Mentre in altre culture agli anziani è dedicato il massimo rispetto, nel nostro mondo spesso coloro che hanno raggiunto la terza età si trovano a trascorrere una vita completamente isolata da amici, parenti e conoscenti. È triste pensare che figli e nipoti non facciano più visita ai loro genitori o nonni perché troppo impegnati nelle faccende della vita quotidiana. Attenzione: la solitudine può uccidere.
È quanto emerso da uno studio pubblicato di recente sulle pagine di Archives of Internal Medicine. L’indagine prende il nome di Health and Retirement Study ed è stata effettuata su un gruppo di anziani che avevano superato i 60 anni di età. Lo studio era volto a monitorare la situazione generale degli anziani statunitensi dopo la pensione. Gli anziani hanno ricevuto un questionario con specifiche domande a cui rispondere, che sono state distribuite ad un campione formato da 1600 persone tra uomini e donne.
Secondo quanto dichiarato da Carla Perissinotto, geriatra dell’Università di San Francisco che si è occupata di analizzate i questionati, il 43% degli anziani intervistati potevano essere definiti come persone che si sentivano sole. In particolare, per quanto riguarda le donne, 6 su 10 hanno dichiarato di avvertire nel corso delle proprie giornate un senso di isolamento, di abbandono e di mancanza di compagnia.

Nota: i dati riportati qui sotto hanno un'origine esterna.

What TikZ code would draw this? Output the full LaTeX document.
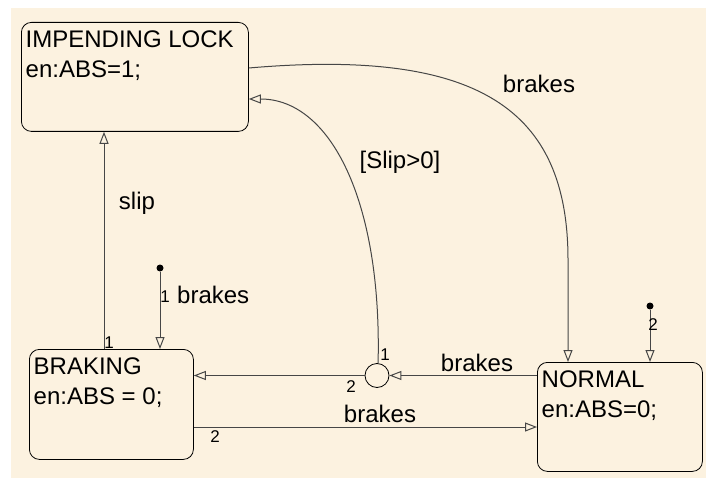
\documentclass[tikz,border=0pt]{standalone}
\usepackage{fontspec}
\setmainfont{Liberation Sans}
\usetikzlibrary{arrows.meta, positioning, calc}
\definecolor{paper}{RGB}{252,242,224}
\definecolor{wire}{RGB}{70,70,70}

\begin{document}
\begin{tikzpicture}[x=1pt, y=-1pt,
      state/.style={rectangle, rounded corners=10pt, draw=black, line width=0.8pt,
                    anchor=north west, inner sep=0pt},
      statetext/.style={anchor=north west, align=left, inner xsep=4.5pt, inner ysep=9pt,
                        font=\fontsize{24}{30}\selectfont},
      junc/.style={circle, draw=black, line width=0.8pt, minimum size=24pt, inner sep=0pt},
      dot/.style={circle, fill=black, minimum size=7pt, inner sep=0pt},
      trans/.style={draw=wire, line width=1pt, -{Triangle[open, length=12pt, width=9pt]}},
      lbl/.style={font=\fontsize{24}{28}\selectfont, inner sep=0pt},
      num/.style={font=\fontsize{17}{20}\selectfont, inner sep=0pt}
    ]
    \useasboundingbox (0,0) rectangle (706,478);
    \fill[paper] (11,8) rectangle (706,478);

    % states
    \node[state, minimum width=227pt, minimum height=109pt,
          label={[statetext]north west:{IMPENDING LOCK\\en:ABS=1;}}] (imp) at (21,22) {};
    \node[state, minimum width=164pt, minimum height=110pt,
          label={[statetext]north west:{BRAKING\\en:ABS = 0;}}] (brk) at (29,349) {};
    \node[state, minimum width=165pt, minimum height=109pt,
          label={[statetext]north west:{NORMAL\\en:ABS=0;}}] (nor) at (537,362) {};

    % junction and default transitions
    \node[junc] (j) at (377,375.5) {};
    \node[dot] (d1) at (160,268) {};
    \node[dot] (d2) at (650,306) {};

    % transitions
    \draw[trans] ([xshift=75pt]brk.north west) -- ([xshift=83pt]imp.south west);
    \node[lbl] at (137,203) {slip};
    \node[num] at (109,343) {1};

    \draw[trans] (d1) -- (d1 |- brk.north);
    \node[num] at (165,297) {1};
    \node[lbl, anchor=west] at (177,295) {brakes};

    \draw[trans] (d2) -- (d2 |- nor.north);
    \node[num] at (653,325) {2};

    \draw[trans] ([yshift=-46pt]imp.north east) .. controls (480,48) and (568,110) .. (568,260)
      -- ([xshift=31pt]nor.north west);
    \node[lbl] at (539,84) {brakes};

    \draw[trans] (j.85) .. controls (382,200) and (330,99) .. ([yshift=-77pt]imp.north east);
    \node[lbl] at (400,162) {[Slip>0]};

    \draw[trans] (j.east -| nor.west) -- (j.east);
    \node[lbl] at (477,363) {brakes};
    \node[num] at (385,355) {1};

    \draw[trans] (j.west) -- (j.west -| brk.east);
    \node[num] at (351,387) {2};

    \draw[trans] ([yshift=-78pt]brk.north east) coordinate (b2) -- (b2 -| nor.west);
    \node[lbl] at (380,414) {brakes};
    \node[num] at (215,437) {2};
  \end{tikzpicture}
\end{document}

I risultati ottenuti dai questionari sono stati confrontati con i dati relativi al tasso di mortalità rilevato nel corso degli ultimi sei anni. Da tale raffronto è emerso come coloro che si trovano a vivere in un condizione di solitudine e di isolamento abbiano una possibilità di morire del 45% più elevata rispetto a coloro che hanno la possibilità di godere di compagnia. È emerso inoltre come vivere in solitudine significhi avere una più scarsa possibilità di movimento e di spostamento, spesso a causa di una progressiva perdita dell’autonomia, a fronte della quale non si riceve in cambio il sostegno dovuto.
I dati della ricerca non si riferiscono solamente a coloro che effettivamente vivono soli, ma anche a quelle persone che, pur avendo ancora il coniuge al proprio fianco, soffrono di solitudine, con conseguenze anche a livello fisico, probabilmente per via di un proprio personale stato interiore o per il desiderio di essere circondati da un maggior numero di persone e di poter compiere una vita più attiva nonostante l’età. Benvengano dunque i centri di aggregazione per gli anziani e una maggiore volontà di fare loro compagnia, affinché i nonni possano rimanere più a lungo tra noi.